Japanese singer and actress Noriko Sakai released her cover of "Sekaijū no Dare Yori Kitto" on August 22, 2007 by Victor Entertainment as her 36th single overall, taken from her compilation album Daisuki: My Moments Best (2007). The song was used in a series of Toyota Noah commercials that year. Its B-side is a rerecording of her song "Aoi Usagi" (1995), which was also composed by Oda. The single peaked at number 44 on the Oricon singles chart. This was her last single before she and her then-husband Yūichi Takasō were involved in a drug scandal in 2009.

===Track listing===
All music is composed by Tetsurō Oda and arranged by Takayuki Hijikata.

| No. | Title | Lyrics | Length |
|---|---|---|---|
| 1. | "Sekaijū no Dare Yori Kitto" ((世界中の誰よりきっと; "Surely More Than Anyone in the World")) | Show Wesugi; Miho Nakayama; | 4:02 |
| 2. | "Aoi Usagi (2007 Version)" ((碧いうさぎ [2007 Version]; "Blue Rabbit")) | Emi Makiho | 4:15 |
| 3. | "Sekaijū no Dare Yori Kitto" (Back Track) |  | 4:02 |
| 4. | "Aoi Usagi (2007 Version)" (Back Track) |  | 4:12 |

===Charts===

| Chart (2007) | Peak position |
|---|---|
| Oricon Weekly Singles Chart | 44 |

== Other cover versions==
- Stephanie Lai covered the song in Cantonese first as "敢恨敢愛 (Dare To Hate and Love)" as a single from her 1993 compilation "Remember 無盡至愛". This version peaked at no. 17 at 903 charts and no. 13 on RTHK. Despite the popularity of Stephanie's version, Andy's version is regarded as classic cantopop ballad.
- Sammi Cheng covered the song in Cantonese as "衝動點唱 (Impulsive Song Request)" taken from her 1993 album "鄭秀文的快樂迷宮 (Sammi's Happy Maze).
- Andy Hui covered this song in Cantonese as "Only You Are Irreplaceable" (唯獨你是不可取替) in his compilation album "雨後陽光" . This version being the most popular Cantonese cover version.
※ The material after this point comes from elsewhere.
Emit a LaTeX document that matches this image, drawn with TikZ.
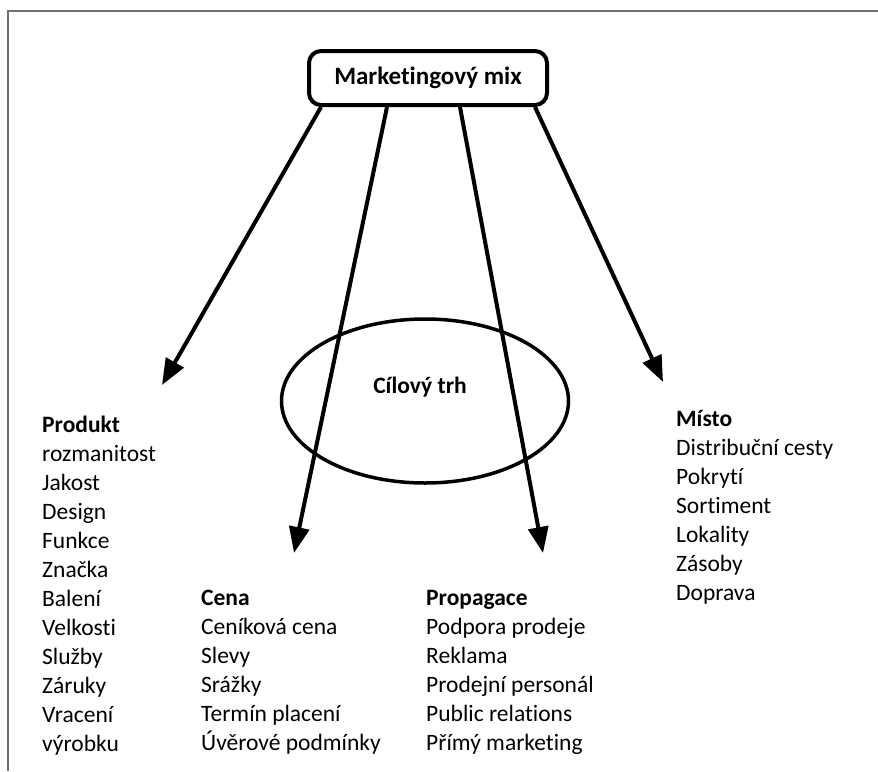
\documentclass[tikz,border=0pt]{standalone}
\usepackage{fontspec}
\setmainfont{Carlito}[RawFeature={-liga;-clig}]
\usetikzlibrary{shapes.geometric, arrows.meta}
\definecolor{FrameGray}{HTML}{707070}
\tikzset{
    % Box and outline styles
    mixbox/.style={
        rectangle,
        draw=black,
        rounded corners=12pt,
        line width=4pt,
        minimum width=238pt,
        minimum height=54pt,
        align=center,
        font=\fontsize{25}{29}\selectfont\bfseries
    },
    targetring/.style={
        ellipse,
        draw=black,
        line width=3.5pt,
        minimum width=287pt,
        minimum height=164pt
    },
    % Text styles
    heading/.style={
        anchor=base west,
        inner sep=0pt,
        font=\fontsize{23.5}{29}\selectfont\bfseries
    },
    item/.style={
        anchor=base west,
        inner sep=0pt,
        font=\fontsize{23.5}{29}\selectfont
    },
    % Arrow style
    arrow/.style={
        -{Triangle[length=26pt, width=20pt]},
        line width=4pt,
        draw=black
    }
}

\begin{document}
\begin{tikzpicture}[x=1pt, y=-1pt]
    \useasboundingbox (0,0) rectangle (878,771);
    \fill[white] (0,0) rectangle (878,771);
    \draw[FrameGray, line width=1.5pt] (8,771) -- (8,11) -- (878,11);

    % Centre
    \node[mixbox] (mix) at (428,78) {Marketingový mix};
    \node[targetring] (target) at (425,401) {};
    \node[font=\fontsize{23.5}{29}\selectfont\bfseries] (targetlabel) at (420,387) {Cílový trh};

    % Arrow ends
    \coordinate (tip-produkt) at (162,385);
    \coordinate (tip-cena) at (294,553);
    \coordinate (tip-propagace) at (543,553);
    \coordinate (tip-misto) at (663,382);

    \draw[arrow] ([xshift=14pt]mix.south west) -- (tip-produkt);
    \draw[arrow] ([xshift=80pt]mix.south west) -- (tip-cena);
    \draw[arrow] ([xshift=153pt]mix.south west) -- (tip-propagace);
    \draw[arrow] ([xshift=228pt]mix.south west) -- (tip-misto);

    % Produkt
    \node[heading] (produkt) at (42,432) {Produkt};
    \foreach \t [count=\i] in {rozmanitost, Jakost, Design, Funkce, Značka, Balení, Velkosti, Služby, Záruky, Vracení, výrobku} {
        \node[item] (produkt-\i) at (42,{432+29*\i}) {\t};
    }

    % Cena
    \node[heading] (cena) at (201,605) {Cena};
    \foreach \t [count=\i] in {Ceníková cena, Slevy, Srážky, Termín placení, Úvěrové podmínky} {
        \node[item] (cena-\i) at (201,{605+29*\i}) {\t};
    }

    % Propagace
    \node[heading] (propagace) at (426,605) {Propagace};
    \foreach \t [count=\i] in {Podpora prodeje, Reklama, Prodejní personál, Public relations, Přímý marketing} {
        \node[item] (propagace-\i) at (426,{605+29*\i}) {\t};
    }

    % Misto
    \node[heading] (misto) at (676,426) {Místo};
    \foreach \t [count=\i] in {Distribuční cesty, Pokrytí, Sortiment, Lokality, Zásoby, Doprava} {
        \node[item] (misto-\i) at (676,{426+29*\i}) {\t};
    }
\end{tikzpicture}
\end{document}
Sammi Cheng sings this version more than she sings her version.
- Ryoko Shiraishi and Junichi Miyake covered the song on the 2006 drama CD Mansuri Moe Chapter 6: Happy! Valentine.
- Hitomi Shimatani covered the song on the 2006 various artists cover album Beautiful Woman.
- Tetsurō Oda self-covered the song on his 2006 cover album Melodies and 2009 cover album Songs.
- Cover Lover Project covered the song on the 2007 cover album The Best of Bossa Covers: Seishun Pop.
- Milini Khan (Chaka Khan's daughter) covered the song in English on the 2008 various artists cover album E35: Eigo de Utaou J-pop.
- Osamu Sakata and his daughter Megumi Sakata covered the song on the 2008 various artists cover album Kodomo to Utaitai! Family Hit Songs.
- Yasushi Nakanishi covered the song on his 2008 cover album Standards 3.
- Junichi Inagaki covered the song with Keiko Terada on his 2009 duet cover album Otoko to Onna 2.
- Eric Martin and Debbie Gibson covered the song in English in two vocal arrangements; The "Mr. Vocalist Version" was included on Martin's 2010 cover album Mr. Vocalist 3, while the "Ms. Vocalist Version" was featured on Gibson's 2010 cover album Ms. Vocalist. A solo version by Martin was included on the bonus disc of his 2011 compilation album Mr. Vocalist Best.
- Hideaki Tokunaga covered the song on his 2011 compilation album Vocalist & Ballade Best.
- jyA-Me covered the song with Jun (Cliff Edge) on her 2013 cover album With Me: Duet Cover.
- Nanase Aikawa covered the song on the 2015 tribute album Treasure Box: Tetsuro Oda Songs.
- Daigo covered the song on his 2018 cover album Deing.
- Mone Kamishiraishi covered the song on her 2021 cover album Ano Uta 2.
- Keisuke Yamauchi covered the song on his 2021 album Roots.
- J-Cera covered the song in Korean as her 2023 single "Love Fool" (사랑의 바보).